When people ask me to account for how I pass the hours as an aspiring young actress in Los Angeles, my honest answer is that I spend many of them poking around coffee shops with what might qualify as a glazed-over look.
This does not always go over well. “So you do nothing? You just stare into space?”
Well, yes. But I’m not doing nothing. I am doing something. That something is observing, much the way a dog observes the peculiar humans around him.
Look over there. Oh great.
The guy next to me just lifted his arm and is scratching his armpit. I suppose the fact that he’s doing it over his shirt makes it a bit better. He finally puts his arm down and is now chatting with the person beside him. He’s asking how to edit out a passage in his book in which the lead character meets his romantic interest. The person says the passage needs perspective, in the spirit of Michelangelo, who invented it. What’s unclear is whether these two are speaking literally or metaphorically, since Michelangelo was never a best-selling author.
If I were a different person I’d jump in and note that it was actually Brunelleschi who’s credited for applying the concept of perspective.
I decide to change seats and refocus on writing a to-do list (dogs do not do this), but I accidentally kick the feet of the person seated across from me. Our eyes meet and I mutter an apology, which he accepts.
As if redeemed, I grab my highlighter and highlight “To-Do.” This, I think to myself, is adequate progress. I notice a man outside the shop putting his things in a little pile on one of the tables as a way of marking his spot. Then he comes in for coffee. That’s brave. Leaving his things unattended with only a little sunken garden separating the shop space from a very public street. I guess that means I’ll probably have to step in should someone try to steal whatever it is — a black lunchbox? A briefcase? If someone comes, I’ll bolt from my seat, open the door, leap onto the concrete ledge, and grab the interloper by the scuff. I lay in waiting, like most bored superheroes. Someone heads over to the belongings but leaves. Another person approaches and my muscles tense — but they, too, shuffle away. Well, isn’t that odd. Here I am, worried for a man’s iPad case (maybe?) but there’s no one to steal it.
Unlike free-roaming mammals that like knowing what it is they’re after, humans — protective or terrified, or both — are often frozen in their tracks by things like seemingly abandoned belongings. Maybe danger lurks within, threatening havoc (not something a bear, say. Would worry too much about while roaming through a campground). My fear for the safety of others is needless.
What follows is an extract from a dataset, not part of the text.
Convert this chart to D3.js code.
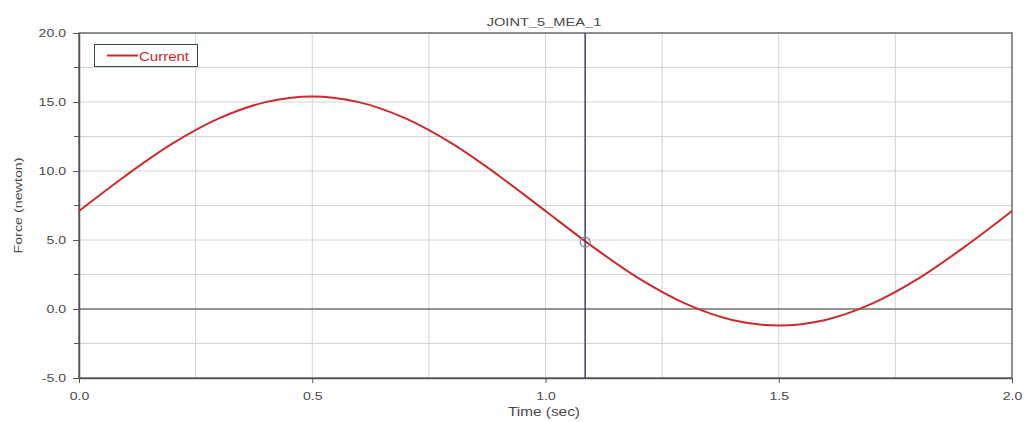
<!DOCTYPE html>
<html><head><meta charset="utf-8">
<script src="https://cdn.jsdelivr.net/npm/d3@7"></script>
<style>body{margin:0;background:#fff;} text{font-family:Arial,"Liberation Sans",sans-serif;}</style>
</head><body>
<svg id="c" width="1024" height="422"></svg>
<script>
const times = [0.0,0.1,0.2,0.3,0.4,0.5,0.6,0.7,0.8,0.9,1.0,1.1,1.2,1.3,1.4,1.5,1.6,1.7,1.8,1.9,2.0];
const force = [7.1,9.66,11.98,13.81,14.99,15.4,14.99,13.81,11.98,9.66,7.1,4.54,2.22,0.39,-0.79,-1.2,-0.79,0.39,2.22,4.54,7.1];
const xTicks = [0.0,0.5,1.0,1.5,2.0];
const yTicks = [-5.0,0.0,5.0,10.0,15.0,20.0];
const xGrid = [0.25,0.5,0.75,1.0,1.25,1.5,1.75];
const yGrid = [-2.5,0,2.5,5,7.5,10,12.5,15,17.5];
const cursorT = 1.085, cursorV = 4.85;
const title = "JOINT_5_MEA_1", seriesName = "Current";

const svg = d3.select("#c");
const L=79,R=1012,T=33,B=378;
const x = d3.scaleLinear().domain([0,2]).range([L,R]);
const y = d3.scaleLinear().domain([-5,20]).range([B,T]);
const K = 1.28;
const fmt = d => d.toFixed(1);
function stretch(sel,k){ sel.each(function(){ const w=this.getComputedTextLength(); d3.select(this).attr("textLength",w*k).attr("lengthAdjust","spacingAndGlyphs"); }); }

svg.append("g").selectAll("line").data(xGrid).join("line")
  .attr("x1",d=>x(d)).attr("x2",d=>x(d)).attr("y1",T).attr("y2",B)
  .attr("stroke","#d4d4d4").attr("stroke-width",1);
svg.append("g").selectAll("line").data(yGrid).join("line")
  .attr("x1",L).attr("x2",R).attr("y1",d=>y(d)).attr("y2",d=>y(d))
  .attr("stroke",d=>d===0?"#707070":"#d4d4d4").attr("stroke-width",d=>d===0?1.5:1);

// frame
svg.append("rect").attr("x",L).attr("y",T).attr("width",R-L).attr("height",B-T)
  .attr("fill","none").attr("stroke","#6a6a6a").attr("stroke-width",1.5);

// y axis
const ya = svg.append("g").attr("transform",`translate(${L},0)`)
  .call(d3.axisLeft(y).tickValues(yTicks).tickFormat(fmt).tickSize(6).tickSizeOuter(0));
ya.select(".domain").attr("stroke","#555").attr("stroke-width",1.5);
ya.selectAll(".tick line").attr("stroke","#555");
ya.selectAll("text").attr("font-size",11).attr("fill","#4a4a4a").attr("x",-13).call(stretch,K);
svg.append("g").selectAll("line").data(yGrid.filter(d=>d%5!==0)).join("line")
  .attr("x1",L-5).attr("x2",L).attr("y1",d=>y(d)).attr("y2",d=>y(d)).attr("stroke","#555");

// x axis
const xa = svg.append("g").attr("transform",`translate(0,${B})`)
  .call(d3.axisBottom(x).tickValues(xTicks).tickFormat(fmt).tickSize(5).tickSizeOuter(0));
xa.select(".domain").attr("stroke","#555").attr("stroke-width",1.5);
xa.selectAll(".tick line").attr("stroke","#555");
xa.selectAll("text").attr("font-size",11).attr("fill","#4a4a4a").attr("y",14).call(stretch,K);

// curve
const line = d3.line().x((d,i)=>x(times[i])).y(d=>y(d)).curve(d3.curveCatmullRom);
svg.append("path").attr("d",line(force)).attr("fill","none")
  .attr("stroke","#cc2a2a").attr("stroke-width",2);

// cursor
svg.append("line").attr("x1",x(cursorT)).attr("x2",x(cursorT)).attr("y1",T).attr("y2",B)
  .attr("stroke","#3d4660").attr("stroke-width",1.5);
svg.append("circle").attr("cx",x(cursorT)).attr("cy",y(cursorV)).attr("r",5)
  .attr("fill","none").attr("stroke","#8a7a9a").attr("stroke-width",1.2);

// legend
svg.append("rect").attr("x",94.5).attr("y",44.5).attr("width",103).attr("height",22)
  .attr("fill","#fff").attr("stroke","#2f4f3f").attr("stroke-width",1);
svg.append("line").attr("x1",107).attr("x2",138).attr("y1",55.5).attr("y2",55.5)
  .attr("stroke","#cc2a2a").attr("stroke-width",2);
svg.append("text").attr("x",139).attr("y",61).attr("font-size",12).attr("fill","#cc2a2a").text(seriesName).call(stretch,1.25);

// titles
svg.append("text").attr("x",544).attr("y",26).attr("text-anchor","middle").attr("font-size",11).attr("fill","#4a4a4a").text(title).call(stretch,1.33);
svg.append("text").attr("x",544).attr("y",416).attr("text-anchor","middle").attr("font-size",12).attr("fill","#4a4a4a").text("Time (sec)").call(stretch,K);
svg.append("text").attr("transform",`translate(22,${(T+B)/2}) rotate(-90)`).attr("text-anchor","middle")
  .attr("font-size",11).attr("fill","#4a4a4a").text("Force (newton)").call(stretch,1.3);
</script>
</body></html>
Back, then, to my list. What do I have to do today? Might as well pay rent. Wait. There’s a girl in terry cloth hot pants about to sit in that chair. If only she knew that a baby spat up on it 20 minutes ago. Now she’s looking around for something. There it is: her chihuahua in a pink leather harness. You can’t make this stuff up. Why, I wonder, is the dog loose? I’m not worried for the patron’s safety, but rather the dog’s. Someone’s bound to step on it, and this girl looks like she’s sued for much less. Yes, I know I’m being judgmental. Maybe what she’s jotting down on her rhinestone-encrusted phone are some brilliant additions to her dissertation on molecular structure. I mean it. I’m in Los Angles, remember.
The clack of her fake nails on the door reminds me that I should go and get my nails done. I shift in my chair, determined to actually start listing things. The back of the chair is digging into my ribs, which is frustrating because this morning I’d finally opened them up after an hour of fallen triangles, locust poses, and twisted runner’s lunges.
I again hit the foot of the person across from me. Another meek apology to… ‘Nick’— his cup reads. Nick. Who is Nick? Let’s round him out. He has a lot of cups, to start. One contains ice water. He also has a water bottle with water in it, a grande cappuccino with skim milk and extra foam, and a reusable cup with hot coffee. There’s also light roast. He wears a Green Packer’s hat, which means he’s from…. I have no idea. I look down and I realize my feet are directly under my chair, and the only reason I keep hitting Nick’s feet is that he’s got his lizard-tail legs stretched out to the edge of my chair. And I’m taller than he is! Lizards regenerate their tails, lengthen, molt. How outrageous. Is Nick a reptile? Mentally, I take back my apologies.
What does this hour in the life prove? That “nothing” isn’t the word for what I’m doing. I’m doing quite a bit. I am expressing emotions, including annoyance, fear, self-involvement, guilt, annoyance again, which means I’ll be incredibly prepared for my role of “Girl in Coffee Shop,” the movie social anthropologists, rhinestone cravers, and clumsy men the world over have been priming to see.